Briefly, I consider making up a story, something easy, like saying Cosmo's gone away to live at another house. Or, he's taking a long vacation. Or even, he's disappeared into thin air! With each of these, I can foresee more questions, requiring more fabrications. So I say it softly, almost a whisper, as if quieting it could make it hurt less, "Cosmo died."

Carter's eyes redden immediately, then he hugs me around my waist and buries his head in my shirt, something he hasn't done in a long while. He asks to see Cosmo one last time, and I send him off to Tom and the tree on the hill.

Bennett walks through the house saying, "Cosmo's dead! Cosmo's dead!" and then everything is dead, the stuffed monkey and Elmo and Thomas the Tank Engine. This talk will pass if I let it run its course, so I distract the two little boys by offering bribes of Popsicles on the porch.

With Carter, it's more difficult. Later, at bedtime, he returns to it. "Why did Cosmo die, Mom?

I could tell him it's because Cosmo was old, but that's not really what Carter is asking me. He wants to know about the Big Questions: why we're here, how long do we have, why do things have to change?

When I was Carter's age, my mom took me to meet my great-grandmother, who was in a far-away nursing home. In her lifetime, she'd seen the invention of the light bulb and the telephone, automobiles, airplanes and a man on the moon, my mom had explained. Just imagine it!

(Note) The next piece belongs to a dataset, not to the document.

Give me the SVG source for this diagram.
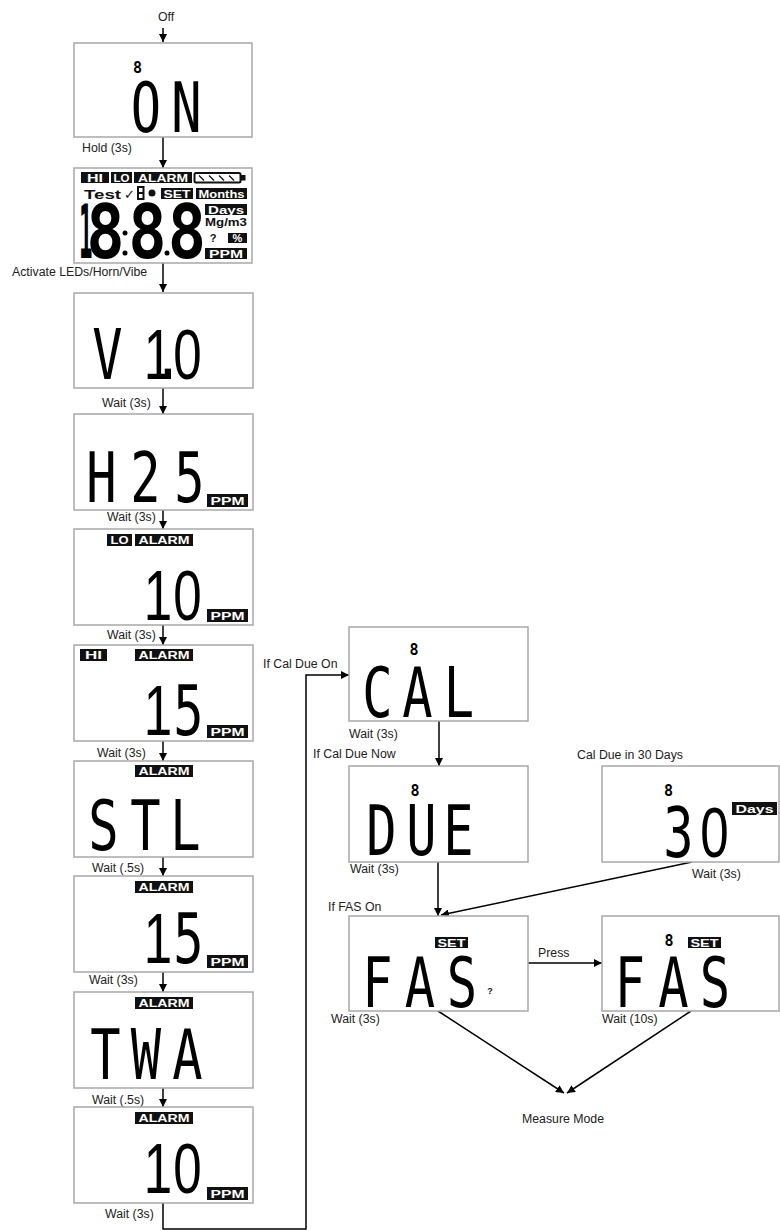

I remember feeling shy and nervous. I remember how soft my great-grandmother's skin was, when I kissed her cheek. I remember her hair, like a white cloud above her head. My mom told me much later that she'd asked great-gram what the secret of life was. "Adjust to change," she'd answered.

I don't think this will help Carter, now. Instead, I say, "Cosmo had been going downhill for a long time. I think he was ready."

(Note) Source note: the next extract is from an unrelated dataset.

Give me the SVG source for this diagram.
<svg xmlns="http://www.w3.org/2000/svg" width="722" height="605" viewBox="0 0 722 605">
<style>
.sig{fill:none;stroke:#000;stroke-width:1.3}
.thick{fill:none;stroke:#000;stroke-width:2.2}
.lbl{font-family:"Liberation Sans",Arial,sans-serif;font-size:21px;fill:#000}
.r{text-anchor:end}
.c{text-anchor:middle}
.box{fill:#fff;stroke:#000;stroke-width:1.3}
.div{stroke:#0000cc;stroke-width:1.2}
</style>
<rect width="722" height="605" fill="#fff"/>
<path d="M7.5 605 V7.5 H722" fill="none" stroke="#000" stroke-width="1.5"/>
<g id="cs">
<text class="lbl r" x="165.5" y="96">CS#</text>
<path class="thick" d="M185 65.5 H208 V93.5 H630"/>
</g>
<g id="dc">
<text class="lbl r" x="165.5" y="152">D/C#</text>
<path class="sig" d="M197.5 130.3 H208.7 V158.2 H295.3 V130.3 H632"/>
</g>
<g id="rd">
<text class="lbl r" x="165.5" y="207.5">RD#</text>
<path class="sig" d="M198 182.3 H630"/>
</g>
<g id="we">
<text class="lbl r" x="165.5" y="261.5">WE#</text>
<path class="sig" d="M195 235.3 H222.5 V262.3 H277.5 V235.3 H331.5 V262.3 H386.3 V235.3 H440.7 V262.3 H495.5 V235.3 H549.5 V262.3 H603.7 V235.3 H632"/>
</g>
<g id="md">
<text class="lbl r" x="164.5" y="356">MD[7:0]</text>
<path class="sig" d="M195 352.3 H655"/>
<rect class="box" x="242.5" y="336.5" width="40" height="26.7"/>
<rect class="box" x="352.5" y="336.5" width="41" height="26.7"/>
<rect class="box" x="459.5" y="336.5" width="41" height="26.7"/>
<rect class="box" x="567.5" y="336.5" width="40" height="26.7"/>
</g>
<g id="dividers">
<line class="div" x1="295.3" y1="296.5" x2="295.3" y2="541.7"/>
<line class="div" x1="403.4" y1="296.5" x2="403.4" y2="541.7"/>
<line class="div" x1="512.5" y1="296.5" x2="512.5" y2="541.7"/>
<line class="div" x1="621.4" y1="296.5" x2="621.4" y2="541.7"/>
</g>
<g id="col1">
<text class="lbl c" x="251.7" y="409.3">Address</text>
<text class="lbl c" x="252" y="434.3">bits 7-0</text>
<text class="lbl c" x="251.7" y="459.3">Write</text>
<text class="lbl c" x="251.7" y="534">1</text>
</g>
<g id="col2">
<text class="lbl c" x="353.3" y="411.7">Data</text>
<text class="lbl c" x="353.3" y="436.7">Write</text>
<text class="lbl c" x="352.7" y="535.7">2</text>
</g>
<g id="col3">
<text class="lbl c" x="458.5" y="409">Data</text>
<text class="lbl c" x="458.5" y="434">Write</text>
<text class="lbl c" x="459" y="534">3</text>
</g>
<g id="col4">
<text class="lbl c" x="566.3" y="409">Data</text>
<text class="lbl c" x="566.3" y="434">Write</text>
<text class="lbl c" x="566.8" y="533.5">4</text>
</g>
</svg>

"Going downhill?" Carter repeats, confused.

"It's an expression. It's what people say when they mean life has been getting harder."

"It should be going uphill, shouldn't it?" Carter says. "Going uphill is worse. And Heaven is uphill. Cosmo's been going uphill, hasn't he?"

I used to think that in order to be a good mother, I needed to have all the answers. That I should always know what to say, and I should be able to say it perfectly. Of course I realized within the first few hours of new motherhood that this is impossible.

"Yes. You're right. It should be going uphill. Cosmo was going uphill for a long time."

Uphill and downhill, clouds and smoke, life and death. I think about the way fire reduces a mighty Ponderosa pine to nothing more than smoke and cinder; I think about forests in the first season after a fire, how green and lush the re-growth, all because of the ash. Nothing is ever lost.

I try again, and this time I tell Carter what's in my heart. "I don't know why Cosmo died. I wish he didn't. I really miss him."